A ruling by a federal US appellate court on Monday had both Microsoft and Sun Microsystems claiming small victories in their dispute over Java, but its users won't get a clearer sense of the language's fate from the ruling, observers said.
A three-judge panel of the 9th Circuit Court of Appeals lifted US District Judge Ronald Whyte's November 1998 preliminary injunction against Microsoft. That injunction forbade Microsoft from shipping Java products and software that are incompatible with Sun's Java platform because it might violate the Java licence that Sun granted Microsoft.
Microsoft spokesman Adam Sohn called the decision positive but emphasised that the trial is far from over. Sohn said the company has no plans to revert to its previous Java offering, despite the injunction's demise. "Right now we're going to stay the course,'' he said.
The judges lifted the injunction for the technical reason that Judge Whyte didn't sufficiently substantiate some of the basis of his ruling.

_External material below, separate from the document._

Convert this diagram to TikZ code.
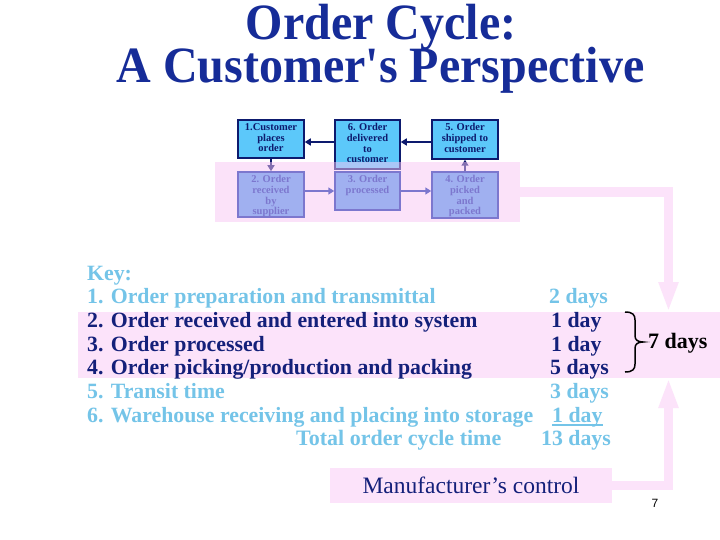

In particular, they said he needed to explain whether shipping an incompatible version of Java would violate Microsoft's licence and constitute a copyright violation or whether it would violate independent contractual obligations instead. The judges also ruled that Judge Whyte must decide whether Microsoft would act unfairly in the future rather than basing his decision solely on the company's past conduct.
However, the appeals court also said it agreed with Judge Whyte that evidence suggests that Sun will likely prevail at trial. Jon Kannegaard, interim president of Sun's software products and platforms division, said that affirmation should clarify for Java developers that Sun's version of Java is the standard and that deviations aren't allowed. Sun has contended that Microsoft has sought to undermine Java by confusing the market with incompatible versions.
Observers said that Java users will find little closure or direction in Monday's decision.
"It probably won't have a major effect,'' said analyst Mark Driver of the Gartner Group. Even though the balance of the case seems to be leaning Sun's way, he said, Microsoft can still opt to produce a "clean room'' clone of Java that isn't restricted by its licence from Sun, or could offer an alternative to Java, codenamed "Cool", to the market. Cool is rumoured to be a future version of Microsoft's Visual C++ tool with Java-like enhancements.
Rich Gray, an antitrust attorney at Bergeson, Eliopoulos, Grady & Gray in California, added that the court of appeals decision doesn't free Microsoft from the threat of future injunctions. The court decision gives Whyte room to issue the injunction based on other grounds, he said. Sun officials asserted that the court's decision also gives Whyte the option of reinstating the injunctions by providing more comprehensive explanations of his reasoning.